Two Al-Qa'ida militants suspected of involvement in the weekend storming of an oil company compound in the Gulf coast city of Khobar, have been killed by Saudi security forces, the desert kingdom claimed yesterday.

Two Al-Qa'ida militants suspected of involvement in the weekend storming of an oil company compound in the Gulf coast city of Khobar, have been killed by Saudi security forces, the desert kingdom claimed yesterday.

The men were tracked down to a remote, mountainous area near Mecca, 700 miles from the scene of the carnage, and killed after they threw grenades and opened fire on security forces, an Interior Ministry statement said.

One man was disguised as a woman, and the other was identified by one security official, speaking off the record, as Abdul Rahman Mohammed Yazji, number 25 of Saudi Arabia's 26 most-wanted militants.

"None of the security forces were wounded," the statement said. "The security forces' pursuit after the Khobar criminal act led us to these militants."

It was impossible to verify the Saudi claims, which were played up on television with dramatic images of helicopters and two bodies covered in bloodstained white sheets carried on stretchers. It was also unclear whether the dead were believed to have been among the three attackers who escaped the Khobar compound after a 25-hour siege.

The incident, and its coverage, underscored the increasing jitteriness in a country expecting further attacks on its primary industry, oil, as al-Qa'ida furthers its campaign of overthrowing a royal family it regards as apostates steering from the true path of Islam.

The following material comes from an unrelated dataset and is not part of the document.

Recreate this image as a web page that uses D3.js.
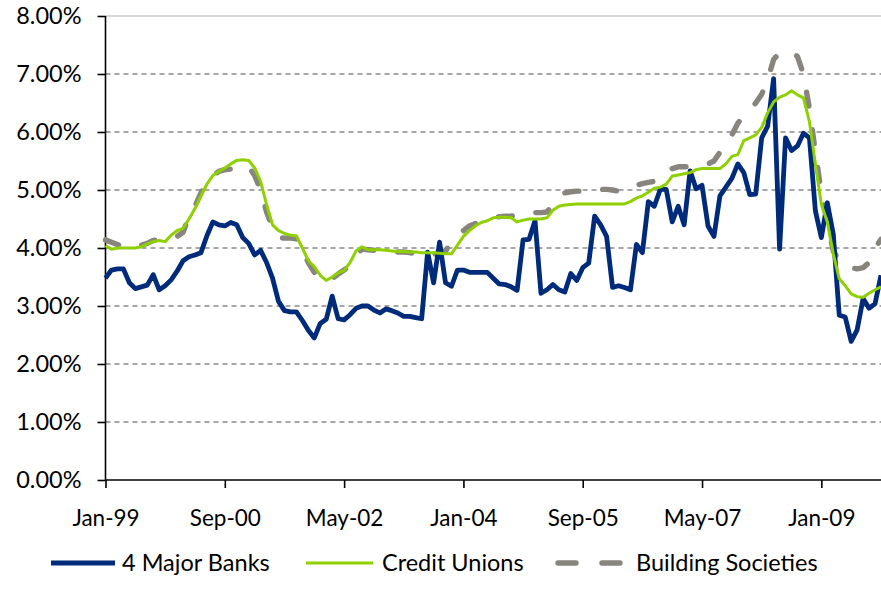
<!DOCTYPE html>
<html>
<head>
<meta charset="utf-8">
<script src="https://cdn.jsdelivr.net/npm/d3@7"></script>
<style>
  body { margin: 0; background: #fff; }
  svg text { font-family: Lato, "Open Sans", sans-serif; fill: #000; }
</style>
</head>
<body>
<div id="chart"></div>
<script>
// monthly series, Jan-99 .. Nov-09 (131 months), in percent
const tickLabels = ["Jan-99", "Sep-00", "May-02", "Jan-04", "Sep-05", "May-07", "Jan-09"];
const yTicks = [0, 1, 2, 3, 4, 5, 6, 7, 8];
const seriesNames = ["4 Major Banks", "Credit Unions", "Building Societies"];

const majorBanks = [
  3.48, 3.62, 3.64, 3.64, 3.40, 3.30, 3.33, 3.36, 3.54, 3.28,
  3.35, 3.45, 3.60, 3.78, 3.85, 3.88, 3.92, 4.21, 4.45, 4.40,
  4.38, 4.44, 4.40, 4.18, 4.08, 3.88, 3.96, 3.75, 3.48, 3.08,
  2.92, 2.90, 2.90, 2.75, 2.58, 2.45, 2.70, 2.77, 3.17, 2.78,
  2.76, 2.85, 2.96, 3.00, 3.00, 2.93, 2.88, 2.95, 2.92, 2.88,
  2.82, 2.82, 2.80, 2.78, 3.93, 3.40, 4.10, 3.40, 3.34, 3.62,
  3.62, 3.58, 3.58, 3.58, 3.58, 3.48, 3.38, 3.37, 3.33, 3.27,
  4.14, 4.15, 4.47, 3.22, 3.28, 3.37, 3.28, 3.24, 3.56, 3.44,
  3.66, 3.74, 4.55, 4.40, 4.20, 3.32, 3.35, 3.32, 3.28, 4.06,
  3.92, 4.80, 4.72, 5.01, 5.01, 4.45, 4.72, 4.40, 5.33, 5.02,
  5.08, 4.38, 4.20, 4.90, 5.05, 5.20, 5.45, 5.30, 4.92, 4.93,
  5.90, 6.10, 6.92, 3.98, 5.90, 5.68, 5.76, 5.98, 5.90, 4.64,
  4.18, 4.78, 4.24, 2.84, 2.81, 2.39, 2.59, 3.13, 2.96, 3.04,
  3.53
];

const creditUnions = [
  4.04, 3.98, 4.00, 4.00, 4.00, 4.00, 4.02, 4.07, 4.11, 4.13,
  4.11, 4.22, 4.30, 4.34, 4.50, 4.68, 4.90, 5.10, 5.25, 5.32,
  5.38, 5.45, 5.51, 5.52, 5.51, 5.38, 5.15, 4.75, 4.40, 4.30,
  4.25, 4.22, 4.21, 4.00, 3.78, 3.68, 3.53, 3.44, 3.50, 3.57,
  3.61, 3.75, 3.95, 4.02, 3.97, 3.97, 3.97, 3.96, 3.95, 3.94,
  3.94, 3.93, 3.93, 3.92, 3.92, 3.92, 3.91, 3.90, 3.90, 4.05,
  4.20, 4.30, 4.38, 4.44, 4.47, 4.52, 4.53, 4.53, 4.52, 4.45,
  4.48, 4.50, 4.50, 4.50, 4.52, 4.65, 4.72, 4.74, 4.75, 4.76,
  4.76, 4.76, 4.76, 4.76, 4.76, 4.76, 4.76, 4.76, 4.80, 4.86,
  4.90, 4.96, 5.03, 5.05, 5.10, 5.24, 5.26, 5.28, 5.30, 5.35,
  5.37, 5.37, 5.37, 5.37, 5.45, 5.58, 5.61, 5.85, 5.90, 5.95,
  6.08, 6.33, 6.52, 6.60, 6.64, 6.71, 6.64, 6.59, 6.18, 5.45,
  4.75, 4.45, 3.90, 3.47, 3.35, 3.21, 3.16, 3.15, 3.22, 3.28,
  3.33
];

const buildingSocieties = [
  4.14, 4.10, 4.06, 4.02, 4.00, 4.02, 4.05, 4.08, 4.13, 4.14,
  4.14, 4.14, 4.20, 4.27, 4.55, 4.72, 4.95, 5.13, 5.25, 5.32,
  5.35, 5.36, 5.37, 5.39, 5.40, 5.25, 5.00, 4.62, 4.35, 4.18,
  4.17, 4.17, 4.16, 3.95, 3.75, 3.58, 3.46, 3.44, 3.47, 3.55,
  3.62, 3.70, 3.88, 3.98, 3.97, 3.96, 3.96, 3.95, 3.94, 3.93,
  3.93, 3.92, 3.90, 3.87, 3.87, 3.89, 3.92, 3.95, 4.10, 4.20,
  4.30, 4.38, 4.42, 4.45, 4.47, 4.52, 4.54, 4.55, 4.55, 4.57,
  4.60, 4.61, 4.61, 4.61, 4.62, 4.75, 4.90, 4.95, 4.97, 4.98,
  4.98, 4.99, 5.00, 5.01, 5.01, 5.00, 4.98, 4.98, 5.03, 5.08,
  5.11, 5.13, 5.15, 5.18, 5.28, 5.37, 5.40, 5.40, 5.40, 5.40,
  5.42, 5.45, 5.50, 5.65, 5.76, 5.95, 6.15, 6.28, 6.38, 6.50,
  6.65, 6.90, 7.25, 7.37, 7.38, 7.38, 7.30, 7.00, 6.40, 5.65,
  4.95, 4.45, 3.95, 3.78, 3.70, 3.66, 3.64, 3.66, 3.75, 4.00,
  4.15
];

const width = 881,
  height = 606,
  margin = { top: 16, right: 0, bottom: 126, left: 105.5 };

const svg = d3.select("#chart")
  .append("svg")
  .attr("width", width)
  .attr("height", height);

const xScale = d3.scaleLinear()
  .domain([0, majorBanks.length - 1])
  .range([margin.left, width - margin.right]);

const yScale = d3.scaleLinear()
  .domain([0, 8])
  .range([height - margin.bottom, margin.top]);

// gridlines
svg.append("g")
  .selectAll("line")
  .data(yTicks.filter(d => d > 0))
  .join("line")
  .attr("x1", margin.left)
  .attr("x2", width)
  .attr("y1", d => yScale(d))
  .attr("y2", d => yScale(d))
  .attr("stroke", d => d === 8 ? "#c8c8c8" : "#8a8a8a")
  .attr("stroke-width", d => d === 8 ? 1.5 : 1.6)
  .attr("stroke-dasharray", d => d === 8 ? null : "5,4");

// axes
const yAxis = d3.axisLeft(yScale)
  .tickValues(yTicks)
  .tickSize(8)
  .tickPadding(16)
  .tickFormat(d => d3.format(".2f")(d) + "%");

const xAxis = d3.axisBottom(xScale)
  .tickValues(tickLabels.map((d, i) => i * 20))
  .tickSize(8)
  .tickPadding(22)
  .tickFormat((d, i) => tickLabels[i]);

svg.append("g")
  .attr("class", "axis y-axis")
  .attr("transform", `translate(${margin.left},0)`)
  .call(yAxis)
  .call(g => g.selectAll("text").style("font-size", "23.5px"));

svg.append("g")
  .attr("class", "axis x-axis")
  .attr("transform", `translate(0,${height - margin.bottom})`)
  .call(xAxis)
  .call(g => g.selectAll("text").style("font-size", "22.5px"));

svg.selectAll(".axis path, .axis line")
  .attr("stroke", "#000")
  .attr("stroke-width", 1.6);
svg.selectAll(".axis path").attr("d", function () {
  return d3.select(this.parentNode).classed("y-axis")
    ? `M0,${yScale(0)}V${yScale(8)}`
    : `M${margin.left},0H${width}`;
});

// lines
const line = d3.line()
  .x((d, i) => xScale(i))
  .y(d => yScale(d));

svg.append("path")
  .datum(buildingSocieties)
  .attr("fill", "none")
  .attr("stroke", "#87857d")
  .attr("stroke-width", 5.4)
  .attr("stroke-linecap", "round")
  .attr("stroke-linejoin", "round")
  .attr("stroke-dasharray", "14,24")
  .attr("d", line);

svg.append("path")
  .datum(majorBanks)
  .attr("fill", "none")
  .attr("stroke", "#002a7a")
  .attr("stroke-width", 4.8)
  .attr("stroke-linejoin", "round")
  .attr("d", line);

svg.append("path")
  .datum(creditUnions)
  .attr("fill", "none")
  .attr("stroke", "#8fd000")
  .attr("stroke-width", 3)
  .attr("stroke-linejoin", "round")
  .attr("d", line);

// legend
const legendItems = [
  { name: seriesNames[0], x1: 51, x2: 115, tx: 122, color: "#002a7a", w: 4.8, dash: null },
  { name: seriesNames[1], x1: 306, x2: 373, tx: 382, color: "#8fd000", w: 3, dash: null },
  { name: seriesNames[2], x1: 558, x2: 622, tx: 636, color: "#87857d", w: 5.4, dash: "18,26" }
];
const legendY = 563;

const legend = svg.append("g").attr("class", "legend");
legend.selectAll("line")
  .data(legendItems)
  .join("line")
  .attr("x1", d => d.x1)
  .attr("x2", d => d.x2)
  .attr("y1", legendY)
  .attr("y2", legendY)
  .attr("stroke", d => d.color)
  .attr("stroke-width", d => d.w)
  .attr("stroke-linecap", d => d.dash ? "round" : "butt")
  .attr("stroke-dasharray", d => d.dash);

legend.selectAll("text")
  .data(legendItems)
  .join("text")
  .attr("x", d => d.tx)
  .attr("y", legendY)
  .attr("dy", "0.35em")
  .style("font-size", "23.5px")
  .text(d => d.name);
</script>
</body>
</html>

Also yesterday, gunmen armed with automatic weapons took potshots at two vehicles carrying US military personnel along a highway outside the capital, Riyadh. The convoy immediately returned to a nearby Saudi National Guard compound in Iskan Village where a US training unit is based.

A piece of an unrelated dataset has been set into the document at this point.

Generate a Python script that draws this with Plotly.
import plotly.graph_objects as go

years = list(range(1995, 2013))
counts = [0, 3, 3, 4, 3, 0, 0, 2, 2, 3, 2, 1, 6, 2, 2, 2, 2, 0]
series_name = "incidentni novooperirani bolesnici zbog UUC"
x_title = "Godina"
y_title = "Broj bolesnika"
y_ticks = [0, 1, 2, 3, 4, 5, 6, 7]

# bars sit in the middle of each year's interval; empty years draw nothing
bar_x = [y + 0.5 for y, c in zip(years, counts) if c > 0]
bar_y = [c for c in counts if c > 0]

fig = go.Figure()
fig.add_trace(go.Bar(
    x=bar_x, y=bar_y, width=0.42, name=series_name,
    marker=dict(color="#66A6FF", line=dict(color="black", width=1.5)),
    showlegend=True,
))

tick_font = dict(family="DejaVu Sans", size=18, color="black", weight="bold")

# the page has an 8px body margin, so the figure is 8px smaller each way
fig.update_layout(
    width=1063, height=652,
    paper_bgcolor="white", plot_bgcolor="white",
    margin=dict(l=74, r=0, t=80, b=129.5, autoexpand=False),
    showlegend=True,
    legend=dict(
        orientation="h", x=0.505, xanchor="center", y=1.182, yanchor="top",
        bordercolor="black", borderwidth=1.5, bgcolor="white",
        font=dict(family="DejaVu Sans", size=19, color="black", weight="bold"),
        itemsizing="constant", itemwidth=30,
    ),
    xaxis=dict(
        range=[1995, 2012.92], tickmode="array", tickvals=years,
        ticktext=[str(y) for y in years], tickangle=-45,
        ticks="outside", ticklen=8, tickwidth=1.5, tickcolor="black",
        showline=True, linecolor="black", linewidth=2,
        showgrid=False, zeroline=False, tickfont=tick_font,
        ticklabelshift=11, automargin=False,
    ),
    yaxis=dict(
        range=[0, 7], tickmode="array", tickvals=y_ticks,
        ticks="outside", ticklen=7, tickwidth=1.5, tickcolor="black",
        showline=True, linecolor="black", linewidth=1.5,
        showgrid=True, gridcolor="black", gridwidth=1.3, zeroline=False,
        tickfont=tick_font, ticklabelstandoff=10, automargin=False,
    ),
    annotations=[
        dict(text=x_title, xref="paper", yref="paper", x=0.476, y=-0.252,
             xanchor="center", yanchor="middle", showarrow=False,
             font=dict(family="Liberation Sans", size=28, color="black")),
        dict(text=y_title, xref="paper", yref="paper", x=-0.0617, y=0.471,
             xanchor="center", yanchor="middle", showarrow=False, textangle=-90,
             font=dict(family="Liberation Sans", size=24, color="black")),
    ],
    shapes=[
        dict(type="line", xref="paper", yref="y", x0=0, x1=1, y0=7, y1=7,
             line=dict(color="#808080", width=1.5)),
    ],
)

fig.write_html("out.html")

The US Embassy said one driver was slightly injured, but did not specify whether he had been shot.

The Riyadh chief of police said in a statement that the injured man was Saudi, but gave no further details.

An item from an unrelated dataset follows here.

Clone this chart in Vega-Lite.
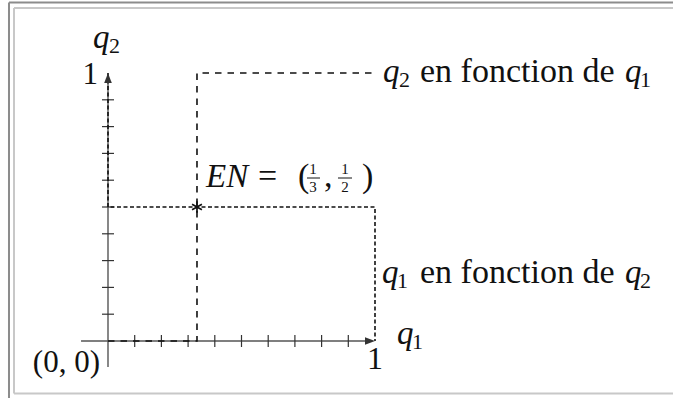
{
  "$schema": "https://vega.github.io/schema/vega-lite/v6.json",
  "width": 673,
  "height": 398,
  "autosize": {"type": "none"},
  "padding": 0,
  "background": "white",
  "config": {"view": {"stroke": null}},
  "datasets": {
    "frame": [
      {"k": "outer", "x": -0.3708, "x2": -0.3708, "y": 1.263, "y2": -0.3},
      {"k": "outer", "x": -0.3708, "x2": 2.3, "y": 1.263, "y2": 1.263},
      {"k": "inner", "x": -0.352, "x2": -0.352, "y": 1.2425, "y2": -0.1959},
      {"k": "inner", "x": -0.352, "x2": 2.3, "y": 1.2425, "y2": 1.2425},
      {"k": "inner", "x": -0.352, "x2": 2.3, "y": -0.1959, "y2": -0.1959}
    ],
    "axes": [
      {"x": -0.101, "x2": 0.97, "y": 0, "y2": 0},
      {"x": 0, "x2": 0, "y": -0.097, "y2": 0.97}
    ],
    "ticks": [
      {"x": 0.1, "x2": 0.1, "y": -0.0224, "y2": 0.0224},
      {"x": 0.2, "x2": 0.2, "y": -0.0224, "y2": 0.0224},
      {"x": 0.3, "x2": 0.3, "y": -0.0224, "y2": 0.0224},
      {"x": 0.4, "x2": 0.4, "y": -0.0224, "y2": 0.0224},
      {"x": 0.5, "x2": 0.5, "y": -0.0224, "y2": 0.0224},
      {"x": 0.6, "x2": 0.6, "y": -0.0224, "y2": 0.0224},
      {"x": 0.7, "x2": 0.7, "y": -0.0224, "y2": 0.0224},
      {"x": 0.8, "x2": 0.8, "y": -0.0224, "y2": 0.0224},
      {"x": 0.9, "x2": 0.9, "y": -0.0224, "y2": 0.0224},
      {"x": -0.0225, "x2": 0.0225, "y": 0.1, "y2": 0.1},
      {"x": -0.0225, "x2": 0.0225, "y": 0.2, "y2": 0.2},
      {"x": -0.0225, "x2": 0.0225, "y": 0.3, "y2": 0.3},
      {"x": -0.0225, "x2": 0.0225, "y": 0.4, "y2": 0.4},
      {"x": -0.0225, "x2": 0.0225, "y": 0.5, "y2": 0.5},
      {"x": -0.0225, "x2": 0.0225, "y": 0.6, "y2": 0.6},
      {"x": -0.0225, "x2": 0.0225, "y": 0.7, "y2": 0.7},
      {"x": -0.0225, "x2": 0.0225, "y": 0.8, "y2": 0.8},
      {"x": -0.0225, "x2": 0.0225, "y": 0.9, "y2": 0.9}
    ],
    "lines": [
      {"s": "q2 en fonction de q1", "o": 0, "x": 0, "y": 0},
      {"s": "q2 en fonction de q1", "o": 1, "x": 0.3333, "y": 0},
      {"s": "q2 en fonction de q1", "o": 2, "x": 0.3333, "y": 1},
      {"s": "q2 en fonction de q1", "o": 3, "x": 1, "y": 1},
      {"s": "q1 en fonction de q2", "o": 0, "x": 0, "y": 1},
      {"s": "q1 en fonction de q2", "o": 1, "x": 0, "y": 0.5},
      {"s": "q1 en fonction de q2", "o": 2, "x": 1, "y": 0.5},
      {"s": "q1 en fonction de q2", "o": 3, "x": 1, "y": 0}
    ],
    "arrows": [
      {"d": "right", "x": 1, "y": 0},
      {"d": "up", "x": 0, "y": 1}
    ],
    "ne": [
      {"x": 0.3333, "y": 0.5}
    ],
    "bars": [
      {"x": 0.7453, "x2": 0.794, "y": 0.6082, "y2": 0.6082},
      {"x": 0.8614, "x2": 0.9139, "y": 0.6082, "y2": 0.6082}
    ],
    "labels": [
      {"r": "it", "x": 1.03, "y": 0.9664, "t": "q"},
      {"r": "it", "x": 1.9363, "y": 0.9664, "t": "q"},
      {"r": "it", "x": 1.0262, "y": 0.2164, "t": "q"},
      {"r": "it", "x": 1.9363, "y": 0.2164, "t": "q"},
      {"r": "it", "x": 1.0824, "y": -0.0112, "t": "q"},
      {"r": "it", "x": -0.0562, "y": 1.0933, "t": "q"},
      {"r": "it", "x": 0.367, "y": 0.5746, "t": "EN"},
      {"r": "rm", "x": 1.1685, "y": 0.9664, "t": "en fonction de"},
      {"r": "rm", "x": 1.1685, "y": 0.2164, "t": "en fonction de"},
      {"r": "rm", "x": 0.5618, "y": 0.5746, "t": "="},
      {"r": "rm", "x": 0.7116, "y": 0.5746, "t": "("},
      {"r": "rm", "x": 0.809, "y": 0.5746, "t": ","},
      {"r": "rm", "x": 0.9513, "y": 0.5746, "t": ")"},
      {"r": "rmr", "x": -0.0375, "y": 0.959, "t": "1"},
      {"r": "rmr", "x": -0.03, "y": -0.1157, "t": "(0, 0)"},
      {"r": "rmc", "x": 1.0, "y": -0.1045, "t": "1"},
      {"r": "sub", "x": 1.0899, "y": 0.9478, "t": "2"},
      {"r": "sub", "x": 1.9925, "y": 0.9478, "t": "1"},
      {"r": "sub", "x": 1.0824, "y": 0.1978, "t": "1"},
      {"r": "sub", "x": 1.9925, "y": 0.1978, "t": "2"},
      {"r": "sub", "x": 1.1386, "y": -0.0299, "t": "1"},
      {"r": "sub", "x": 0.0037, "y": 1.0746, "t": "2"},
      {"r": "frac", "x": 0.7678, "y": 0.6231, "t": "1"},
      {"r": "frac", "x": 0.7678, "y": 0.556, "t": "3"},
      {"r": "frac", "x": 0.8876, "y": 0.6231, "t": "1"},
      {"r": "frac", "x": 0.8876, "y": 0.556, "t": "2"}
    ]
  },
  "encoding": {
    "x": {"field": "x", "type": "quantitative", "scale": {"domain": [-0.40449, 2.1161], "nice": false, "zero": false}, "axis": null},
    "y": {"field": "y", "type": "quantitative", "scale": {"domain": [-0.21269, 1.27239], "nice": false, "zero": false}, "axis": null}
  },
  "layer": [
    {
      "data": {"name": "frame"},
      "mark": {"type": "rule", "strokeWidth": 2},
      "encoding": {
        "x2": {"field": "x2"},
        "y2": {"field": "y2"},
        "color": {"field": "k", "type": "nominal", "scale": {"domain": ["outer", "inner"], "range": ["#8c8c8c", "#c8c8c8"]}, "legend": null}
      }
    },
    {
      "data": {"name": "axes"},
      "mark": {"type": "rule", "color": "#555555", "strokeWidth": 1.4},
      "encoding": {"x2": {"field": "x2"}, "y2": {"field": "y2"}}
    },
    {
      "data": {"name": "ticks"},
      "mark": {"type": "rule", "color": "#333333", "strokeWidth": 1.2},
      "encoding": {"x2": {"field": "x2"}, "y2": {"field": "y2"}}
    },
    {
      "data": {"name": "lines"},
      "mark": {"type": "line", "color": "#111111", "strokeWidth": 1.6, "strokeCap": "butt"},
      "encoding": {
        "order": {"field": "o", "type": "quantitative"},
        "strokeDash": {"field": "s", "type": "nominal", "scale": {"domain": ["q2 en fonction de q1", "q1 en fonction de q2"], "range": [[6.5, 6], [4, 2.5]]}, "legend": null}
      }
    },
    {
      "data": {"name": "arrows"},
      "mark": {"type": "point", "filled": true, "color": "#333333", "opacity": 1, "size": 400},
      "encoding": {
        "shape": {"field": "d", "type": "nominal", "scale": {"domain": ["right", "up"], "range": ["M0,0L-1,-0.38L-1,0.38Z", "M0,0L-0.38,1L0.38,1Z"]}, "legend": null}
      }
    },
    {
      "data": {"name": "ne"},
      "mark": {"type": "point", "filled": false, "color": "#111111", "strokeWidth": 1.7, "opacity": 1, "size": 130, "shape": "M0,-1L0,1M-0.866,-0.5L0.866,0.5M-0.866,0.5L0.866,-0.5"}
    },
    {
      "data": {"name": "bars"},
      "mark": {"type": "rule", "color": "#111111", "strokeWidth": 1},
      "encoding": {"x2": {"field": "x2"}, "y2": {"field": "y2"}}
    },
    {
      "data": {"name": "labels"},
      "transform": [{"filter": "datum.r === 'it'"}],
      "mark": {"type": "text", "font": "Liberation Serif", "fontStyle": "italic", "fontSize": 33, "align": "left", "baseline": "alphabetic", "color": "#111111"},
      "encoding": {"text": {"field": "t"}}
    },
    {
      "data": {"name": "labels"},
      "transform": [{"filter": "datum.r === 'rm'"}],
      "mark": {"type": "text", "font": "Liberation Serif", "fontSize": 34, "align": "left", "baseline": "alphabetic", "color": "#111111"},
      "encoding": {"text": {"field": "t"}}
    },
    {
      "data": {"name": "labels"},
      "transform": [{"filter": "datum.r === 'rmr'"}],
      "mark": {"type": "text", "font": "Liberation Serif", "fontSize": 31, "align": "right", "baseline": "alphabetic", "color": "#111111"},
      "encoding": {"text": {"field": "t"}}
    },
    {
      "data": {"name": "labels"},
      "transform": [{"filter": "datum.r === 'rmc'"}],
      "mark": {"type": "text", "font": "Liberation Serif", "fontSize": 32, "align": "center", "baseline": "alphabetic", "color": "#111111"},
      "encoding": {"text": {"field": "t"}}
    },
    {
      "data": {"name": "labels"},
      "transform": [{"filter": "datum.r === 'sub'"}],
      "mark": {"type": "text", "font": "Liberation Serif", "fontSize": 22, "align": "left", "baseline": "alphabetic", "color": "#111111"},
      "encoding": {"text": {"field": "t"}}
    },
    {
      "data": {"name": "labels"},
      "transform": [{"filter": "datum.r === 'frac'"}],
      "mark": {"type": "text", "font": "Liberation Serif", "fontSize": 15, "align": "center", "baseline": "alphabetic", "color": "#111111"},
      "encoding": {"text": {"field": "t"}}
    }
  ]
}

Many expatriates in the kingdom are considering sending their dependants out of the country. Residents at the compound in Khobar, where 22 people were killed, including nine hostages, have urged their companies and the Saudi government to increase their security. Last month, the US State Department urged the 35,000 US citizens in Saudi Arabia to leave.

Paul Raven, a British manager from Bath, Somerset, who has spent 10 years in Saudi Arabia and supervises supermarkets in residential compounds, told BBC News Online: "Expats are getting scared. People feel very vulnerable and apprehensive and I think we will now see a lot more people go." Mr Raven's wife has left Khobar because of the security situation. "I now have to consider leaving," he added.